Early Perseid meteor by Ken Christison.
Perseid Meteor Shower is visible in the night sky August 10-12, 2016.
The annual Perseid meteor shower should be very visible in the night sky this week, with the peak expected tonight a bit after midnight into the early morning as well as tomorrow night.
And by a very fortunate coincidence, there will be little or no moon light to make the meteors hard to see.
The best viewing hours should be between 11 p.m. and dawn, when the constellation Perseus is above the horizon. Although the meteors appear to come from Perseus, they actually are part of a debris trail left by Comet Swift-Tuttle, which the Earth encounters every August.

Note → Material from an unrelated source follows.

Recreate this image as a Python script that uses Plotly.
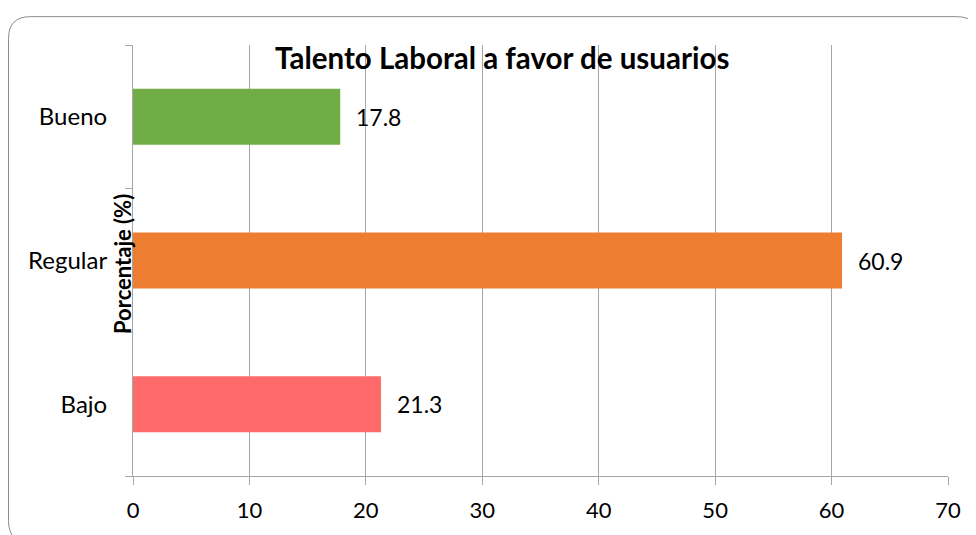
import plotly.graph_objects as go

categories = ["Bajo", "Regular", "Bueno"]
values = [21.3, 60.9, 17.8]
colors = ["#FF6B6B", "#ED7D31", "#70AD47"]
x_ticks = [0, 10, 20, 30, 40, 50, 60, 70]
title_text = "Talento Laboral a favor de usuarios"
y_title = "Porcentaje (%)"

OFF = 8  # default page body margin
W, H = 976 - OFF, 535 - OFF
L, R, T, B = 125, 28, 37, 57
pw, ph = W - L - R, H - T - B

def px_x(p):  # page pixel -> paper
    return (p - OFF - L) / pw

def px_y(p):
    return (H - B - (p - OFF)) / ph

FONT = "Lato"

fig = go.Figure()
fig.add_trace(go.Bar(
    y=categories, x=values, orientation="h",
    marker=dict(color=colors, line=dict(width=0)),
    width=0.39, hoverinfo="skip",
))

annotations = []
for c, v in zip(categories, values):
    annotations.append(dict(
        x=v, y=c, xref="x", yref="y", text=f"{v:.1f}", showarrow=False,
        xanchor="left", xshift=14, font=dict(size=23, color="#000000", family=FONT),
    ))
annotations.append(dict(
    x=px_x(123), y=px_y(265), xref="paper", yref="paper", text=f"<b>{y_title}</b>",
    textangle=-90, showarrow=False, font=dict(size=22, color="#000000", family=FONT),
    xanchor="center", yanchor="middle",
))
annotations.append(dict(
    x=px_x(502), y=px_y(58), xref="paper", yref="paper", text=f"<b>{title_text}</b>",
    showarrow=False, font=dict(size=29.5, color="#000000", family=FONT),
    xanchor="center", yanchor="middle",
))

# rounded border (right and bottom edges fall just outside the picture)
x0, x1 = px_x(8.5), px_x(978.5)
y0, y1 = px_y(545), px_y(16.5)
rx, ry = 22 / pw, 22 / ph
path = (f"M {x0+rx},{y1} L {x1-rx},{y1} Q {x1},{y1} {x1},{y1-ry} "
        f"L {x1},{y0+ry} Q {x1},{y0} {x1-rx},{y0} L {x0+rx},{y0} "
        f"Q {x0},{y0} {x0},{y0+ry} L {x0},{y1-ry} Q {x0},{y1} {x0+rx},{y1} Z")

fig.update_layout(
    width=W, height=H,
    margin=dict(l=L, r=R, t=T, b=B),
    paper_bgcolor="white", plot_bgcolor="white",
    showlegend=False,
    annotations=annotations,
    shapes=[dict(type="path", path=path, xref="paper", yref="paper",
                 line=dict(color="#8C8C8C", width=1), layer="below")],
)
fig.update_xaxes(
    range=[0, 70], tickvals=x_ticks, ticktext=[str(t) for t in x_ticks],
    showgrid=True, gridcolor="#A6A6A6", gridwidth=1,
    showline=True, linecolor="#A6A6A6", linewidth=1,
    ticks="outside", ticklen=8, tickcolor="#A6A6A6",
    ticklabelstandoff=7,
    tickfont=dict(size=22, color="#000000", family=FONT),
    zeroline=False, fixedrange=True,
)
fig.update_yaxes(
    categoryorder="array", categoryarray=categories,
    showgrid=False, showline=True, linecolor="#A6A6A6", linewidth=1,
    ticks="outside", ticklen=7, tickcolor="#A6A6A6", tickson="boundaries",
    ticklabelstandoff=20,
    tickfont=dict(size=24, color="#000000", family=FONT),
    fixedrange=True,
)

fig.write_html("out.html")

Perseids can appear anywhere in the sky; astronomers recommend looking in whatever direction the sky is darkest for you. The Perseids arise when the Earth runs into pieces of debris floating in the solar system that were left behind by Comet Swift-Tuttle. The 17-mile-wide ball of ice and debris orbits the sun about once every 133 years and made its last close pass by the sun in 1992.
The comet’s left behind debris then enters Earth’s atmosphere at about 133,000 miles per hour and bursts into bright flames about 60 miles overhead. Most of the meteors are small, about the size of a grain of sand, but some can be as large as a golf ball. You’ll be able to see many of the small bursts, but it’s the handful of large ones that create jaw-dropping fireballs as they blaze across the sky.